Understanding processes responsible for vegetation dynamics is a fundamental goal of ecology. Investigating the biophysical factors supporting resiliency or predisposing factors favoring stochastic vs. deterministic configurations provides a framework for anticipating when disturbances may trigger abrupt shifts in forest ecosystems, when forests are likely to be resilient, and what biophysical factors are scale dependent. The Mount St. Helens (Washington, USA) volcano eruption in 1980 created a unique ecological opportunity to examine how scale mediates post-disturbance regrowth, as directed by biophysical factors. Specifically, we identified underlying physical, ecological, and climatic factors responsible for the vegetative spatial patterns seen on Mount St. Helens since the 1980 eruption. Using a top down-bottom up scale approach, we modeled vegetation encroachment (Landsat-derived NDVI data) across the entirety of the Mount St. Helens National Monument using topographic predictors, and then mapped and modeled successful post-eruption tree recruitment at a fine-scale on the Muddy River Lahar (on the SE flank of the volcano) using GIS, GLMMs and dendroecological techniques. Indeed, the contingency on which vegetative establishment relies on these biophysical factors may vary with scale, and the discrepancies between scales can have large impacts on how humans view and manage forest growth.
Results/Conclusions
At the coarse scale, vegetation encroachment occurred most rapidly on low to moderate elevations and on gentle to moderate NE facing slopes over the last 35 years. We suggest that these areas proved adept for colonization as there was a balance of legacy individuals to propagate seeds into the disturbed areas and competition amongst those individuals for the remaining resources.
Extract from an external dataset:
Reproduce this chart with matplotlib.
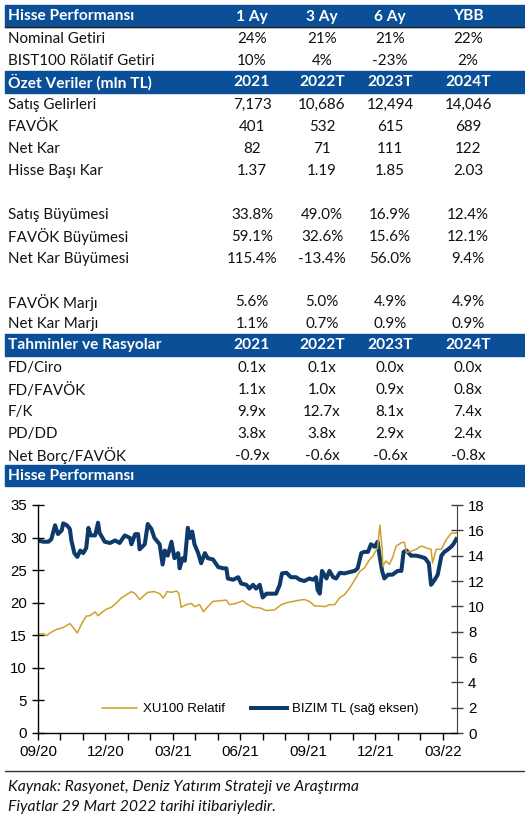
#!/usr/bin/env python3
"""Hisse ozet tablosu + fiyat performansi grafigi -> out.png"""

import matplotlib

matplotlib.use("Agg")
import matplotlib.dates as mdates
import matplotlib.pyplot as plt
import pandas as pd
from matplotlib.patches import Rectangle

W, H = 525, 823
BAND = "#0B4F98"
GOLD = "#CFA02A"
NAVY = "#0D3A6B"
TXT = "#111111"
TABLE_FONT = "Lato"
CHART_FONT = "Liberation Sans"

# --- table data ---
perf_cols = ["1 Ay", "3 Ay", "6 Ay", "YBB"]
perf_rows = ["Nominal Getiri", "BIST100 Rölatif Getiri"]
perf_vals = [["24%", "21%", "21%", "22%"],
             ["10%", "4%", "-23%", "2%"]]

year_cols = ["2021", "2022T", "2023T", "2024T"]
summary_rows = ["Satış Gelirleri", "FAVÖK", "Net Kar", "Hisse Başı Kar", "",
                "Satış Büyümesi", "FAVÖK Büyümesi", "Net Kar Büyümesi", "",
                "FAVÖK Marjı", "Net Kar Marjı"]
summary_vals = [["7,173", "10,686", "12,494", "14,046"],
                ["401", "532", "615", "689"],
                ["82", "71", "111", "122"],
                ["1.37", "1.19", "1.85", "2.03"],
                ["", "", "", ""],
                ["33.8%", "49.0%", "16.9%", "12.4%"],
                ["59.1%", "32.6%", "15.6%", "12.1%"],
                ["115.4%", "-13.4%", "56.0%", "9.4%"],
                ["", "", "", ""],
                ["5.6%", "5.0%", "4.9%", "4.9%"],
                ["1.1%", "0.7%", "0.9%", "0.9%"]]

ratio_rows = ["FD/Ciro", "FD/FAVÖK", "F/K", "PD/DD", "Net Borç/FAVÖK"]
ratio_vals = [["0.1x", "0.1x", "0.0x", "0.0x"],
              ["1.1x", "1.0x", "0.9x", "0.8x"],
              ["9.9x", "12.7x", "8.1x", "7.4x"],
              ["3.8x", "3.8x", "2.9x", "2.4x"],
              ["-0.9x", "-0.6x", "-0.6x", "-0.8x"]]

# --- chart data ---
xu_dates = ["2020-09-10", "2020-09-17", "2020-09-22", "2020-09-26", "2020-10-05",
            "2020-10-14", "2020-10-23", "2020-10-28", "2020-11-02", "2020-11-08",
            "2020-11-14", "2020-11-19", "2020-11-26", "2020-11-30", "2020-12-04",
            "2020-12-11", "2020-12-18", "2020-12-24", "2020-12-31", "2021-01-07",
            "2021-01-14", "2021-01-19", "2021-01-25", "2021-01-30", "2021-02-05",
            "2021-02-14", "2021-02-21", "2021-02-26", "2021-03-03", "2021-03-09",
            "2021-03-16", "2021-03-19", "2021-03-22", "2021-03-29", "2021-04-05",
            "2021-04-09", "2021-04-16", "2021-04-21", "2021-04-27", "2021-05-04",
            "2021-05-13", "2021-05-22", "2021-05-26", "2021-06-04", "2021-06-13",
            "2021-06-20", "2021-06-27", "2021-07-06", "2021-07-15", "2021-07-26",
            "2021-08-04", "2021-08-11", "2021-08-20", "2021-08-29", "2021-09-04",
            "2021-09-11", "2021-09-18", "2021-09-25", "2021-10-02", "2021-10-08",
            "2021-10-15", "2021-10-22", "2021-10-28", "2021-11-04", "2021-11-11",
            "2021-11-18", "2021-11-24", "2021-12-01", "2021-12-05", "2021-12-12",
            "2021-12-15", "2021-12-18", "2021-12-19", "2021-12-23", "2021-12-28",
            "2022-01-01", "2022-01-06", "2022-01-13", "2022-01-17", "2022-01-20",
            "2022-01-26", "2022-02-02", "2022-02-09", "2022-02-16", "2022-02-22",
            "2022-02-24", "2022-03-01", "2022-03-08", "2022-03-14", "2022-03-21",
            "2022-03-28"]
xu_vals = [15.2, 15.25, 14.95, 15.35, 15.9,
           16.2, 16.8, 16.1, 15.35, 16.8,
           17.95, 18.0, 18.6, 18.0, 18.4,
           19.0, 19.3, 19.9, 20.7, 21.2,
           21.7, 21.4, 20.5, 21.0, 21.6,
           21.7, 21.4, 20.7, 21.7, 21.6,
           21.8, 21.4, 19.3, 19.7, 19.9,
           19.4, 19.7, 18.6, 19.4, 20.2,
           20.3, 20.4, 19.7, 19.9, 20.3,
           19.7, 19.3, 19.2, 18.8, 18.9,
           19.7, 20.0, 20.2, 20.4, 20.5,
           20.2, 19.5, 19.5, 19.4, 19.7,
           19.7, 20.8, 21.2, 22.2, 23.5,
           24.8, 25.3, 26.6, 27.1, 28.4,
           31.9, 28.4, 25.6, 26.4, 25.9,
           26.9, 28.7, 29.2, 29.3, 27.7,
           27.9, 28.2, 28.7, 28.4, 28.2,
           26.1, 28.2, 28.2, 29.6, 30.65,
           30.7]

bzm_dates = ["2020-09-10", "2020-09-17", "2020-09-24", "2020-09-28", "2020-10-03",
             "2020-10-07", "2020-10-12", "2020-10-14", "2020-10-19", "2020-10-23",
             "2020-10-25", "2020-10-29", "2020-11-02", "2020-11-06", "2020-11-10",
             "2020-11-14", "2020-11-17", "2020-11-20", "2020-11-26", "2020-11-30",
             "2020-12-02", "2020-12-09", "2020-12-16", "2020-12-23", "2020-12-29",
             "2021-01-05", "2021-01-12", "2021-01-14", "2021-01-19", "2021-01-23",
             "2021-01-25", "2021-02-01", "2021-02-05", "2021-02-10", "2021-02-14",
             "2021-02-21", "2021-02-25", "2021-02-28", "2021-03-04", "2021-03-09",
             "2021-03-13", "2021-03-18", "2021-03-20", "2021-03-24", "2021-03-27",
             "2021-03-31", "2021-04-03", "2021-04-06", "2021-04-09", "2021-04-14",
             "2021-04-18", "2021-04-23", "2021-04-27", "2021-05-04", "2021-05-11",
             "2021-05-18", "2021-05-22", "2021-05-24", "2021-05-31", "2021-06-07",
             "2021-06-11", "2021-06-18", "2021-06-22", "2021-06-27", "2021-07-01",
             "2021-07-06", "2021-07-10", "2021-07-15", "2021-07-21", "2021-07-28",
             "2021-08-02", "2021-08-05", "2021-08-11", "2021-08-17", "2021-08-24",
             "2021-08-29", "2021-09-04", "2021-09-11", "2021-09-16", "2021-09-20",
             "2021-09-22", "2021-09-25", "2021-09-28", "2021-10-04", "2021-10-08",
             "2021-10-13", "2021-10-17", "2021-10-22", "2021-10-28", "2021-11-04",
             "2021-11-11", "2021-11-15", "2021-11-20", "2021-11-24", "2021-11-29",
             "2021-12-03", "2021-12-08", "2021-12-12", "2021-12-14", "2021-12-18",
             "2021-12-21", "2021-12-26", "2022-01-01", "2022-01-08", "2022-01-13",
             "2022-01-16", "2022-01-20", "2022-01-26", "2022-02-02", "2022-02-09",
             "2022-02-14", "2022-02-19", "2022-02-22", "2022-02-27", "2022-03-03",
             "2022-03-08", "2022-03-12", "2022-03-17", "2022-03-21", "2022-03-24",
             "2022-03-28"]
bzm_vals = [15.2, 15.1, 15.1, 15.3, 16.4,
            15.7, 16.0, 16.55, 16.4, 16.1,
            15.2, 14.2, 13.9, 14.4, 14.2,
            14.6, 16.2, 15.6, 15.6, 16.6,
            15.8, 15.1, 15.0, 15.2, 15.0,
            15.6, 15.4, 14.9, 15.7, 15.7,
            14.5, 14.9, 16.5, 16.1, 15.4,
            14.9, 13.3, 14.4, 14.0, 15.1,
            13.8, 14.2, 13.0, 13.8, 13.6,
            16.2, 15.4, 15.9, 14.9, 14.2,
            13.4, 14.2, 13.8, 13.7, 13.1,
            13.0, 13.0, 12.2, 12.1, 12.3,
            11.8, 11.7, 11.4, 11.7, 11.4,
            11.7, 10.7, 11.0, 11.0, 11.0,
            11.7, 12.6, 12.65, 12.3, 12.3,
            12.1, 12.0, 12.2, 12.1, 12.3,
            11.3, 11.0, 12.8, 12.2, 12.8,
            12.3, 12.2, 12.65, 12.6, 12.7,
            12.8, 13.0, 14.2, 14.3, 14.3,
            14.9, 14.7, 15.1, 14.2, 12.8,
            12.2, 12.5, 12.5, 12.8, 12.8,
            14.3, 14.4, 14.0, 14.0, 13.9,
            13.8, 13.4, 11.7, 12.1, 12.5,
            14.0, 14.3, 14.5, 14.7, 14.9,
            15.3]

x_start, x_end = "2020-09-10", "2022-03-29"

COL_X = [252, 322, 390, 468]
HEAD_SIZE = 11.2
ROW_SIZE = 10.9


def fx(px):
    return px / W


def fy(py):
    return 1 - py / H


def band(fig, top, h, title, cols):
    fig.patches.append(Rectangle((fx(5), fy(top + h)), fx(W - 5), h / H,
                                 transform=fig.transFigure, color=BAND, zorder=1))
    yc = fy(top + h / 2 + 0.5)
    fig.text(fx(8), yc, title, color="white", fontweight="bold",
             fontsize=HEAD_SIZE, family=TABLE_FONT, va="center", ha="left")
    for cx, c in zip(COL_X, cols):
        fig.text(fx(cx), yc, c, color="white", fontweight="bold",
                 fontsize=HEAD_SIZE, family=TABLE_FONT, va="center", ha="center")


def row(fig, top, h, label, vals):
    yc = fy(top + h / 2 + 1.5)
    fig.text(fx(8), yc, label, color=TXT, fontsize=ROW_SIZE, family=TABLE_FONT,
             va="center", ha="left")
    for cx, v in zip(COL_X, vals):
        fig.text(fx(cx), yc, v, color=TXT, fontsize=ROW_SIZE, family=TABLE_FONT,
                 va="center", ha="center")


def main():
    fig = plt.figure(figsize=(W / 100, H / 100), dpi=100)

    # table
    BH, RH = 22, 21.9
    y = 5
    blocks = [("Hisse Performansı", perf_cols, perf_rows, perf_vals),
              ("Özet Veriler (mln TL)", year_cols, summary_rows, summary_vals),
              ("Tahminler ve Rasyolar", year_cols, ratio_rows, ratio_vals)]
    for i, (title, cols, labels, vals) in enumerate(blocks):
        band(fig, y, BH, title, cols)
        y += BH
        if i == 0:
            fig.lines.append(plt.Line2D([fx(5), 1], [fy(y), fy(y)],
                                        transform=fig.transFigure,
                                        color="#222222", lw=1.0))
        for lab, v in zip(labels, vals):
            row(fig, y, RH, lab, v)
            y += RH
    band(fig, y, BH - 1, "Hisse Performansı", [])

    # chart
    ax = fig.add_axes([fx(38), fy(733), fx(457 - 38), (733 - 505) / H])
    ax2 = ax.twinx()
    ax.set_zorder(ax2.get_zorder() + 1)
    ax.patch.set_visible(False)

    l2, = ax2.plot(pd.to_datetime(bzm_dates), bzm_vals, color=NAVY, lw=2.9,
                   solid_joinstyle="round", label="BIZIM TL (sağ eksen)")
    l1, = ax.plot(pd.to_datetime(xu_dates), xu_vals, color=GOLD, lw=1.1,
                  label="XU100 Relatif")

    ax.set_xlim(pd.Timestamp(x_start), pd.Timestamp(x_end))
    ax.set_ylim(0, 35)
    ax2.set_ylim(0, 18)
    ax.set_yticks(range(0, 36, 5))
    ax2.set_yticks(range(0, 19, 2))

    start = pd.Timestamp(x_start)
    ticks = [start + pd.Timedelta(days=30.33 * k) for k in range(19)]
    ax.set_xticks([mdates.date2num(t) for t in ticks[::3]])
    ax.set_xticks([mdates.date2num(t) for k, t in enumerate(ticks) if k % 3],
                  minor=True)
    ax.xaxis.set_major_formatter(mdates.DateFormatter("%m/%y"))

    for a in (ax, ax2):
        a.spines["top"].set_visible(False)
    ax.spines["right"].set_visible(False)
    ax2.spines["left"].set_visible(False)
    ax2.spines["bottom"].set_visible(False)
    ax2.spines["right"].set_color("#404040")
    ax.spines["left"].set_linewidth(1.0)
    ax.spines["bottom"].set_linewidth(1.0)

    ax.tick_params(axis="y", direction="inout", length=8, width=1, pad=4,
                   labelsize=10.8)
    ax2.tick_params(axis="y", direction="inout", length=8, width=1, pad=4,
                    labelsize=10.8, color="#404040")
    ax.tick_params(axis="x", which="both", direction="out", length=5, width=1,
                   pad=4, labelsize=10.8)
    for t in ax.get_xticklabels() + ax.get_yticklabels() + ax2.get_yticklabels():
        t.set_family(CHART_FONT)

    ax.legend([l1, l2], [l1.get_label(), l2.get_label()], loc="center",
              bbox_to_anchor=(fx(260), fy(709)), bbox_transform=fig.transFigure,
              ncol=2, frameon=False, handlelength=2.7, handletextpad=0.4,
              columnspacing=2.0, prop={"family": CHART_FONT, "size": 9.5})

    # footer
    fig.lines.append(plt.Line2D([fx(5), 1], [fy(771), fy(771)],
                                transform=fig.transFigure, color="#333333", lw=1.0))
    fig.text(fx(8), fy(787), "Kaynak: Rasyonet, Deniz Yatırım Strateji ve Araştırma",
             style="italic", fontsize=11.3, family=TABLE_FONT, color=TXT, va="center")
    fig.text(fx(8), fy(807), "Fiyatlar 29 Mart 2022 tarihi itibariyledir.",
             style="italic", fontsize=11.3, family=TABLE_FONT, color=TXT, va="center")

    fig.savefig("out.png", dpi=100)


if __name__ == "__main__":
    main()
However, at a finer-scale, micro-topography has played a minor role and instead ecological processes, like legacies and life history traits, have become driving forces of current compositional patterns and overall successional change. In contrast, interannual-scale climate variability showed a similarly strong effect on vegetation regrowth at both spatial scales, particularly during teleconnected to PDO and ENSO events. Furthermore, at the fine scale, micro-topography interacted with micro-climatic conditions that resulted in pulses of tree recruitment in safe sites, during time periods when temperature and precipitation extremes were not conducive, allowing for tree recruitment in otherwise stressful environments.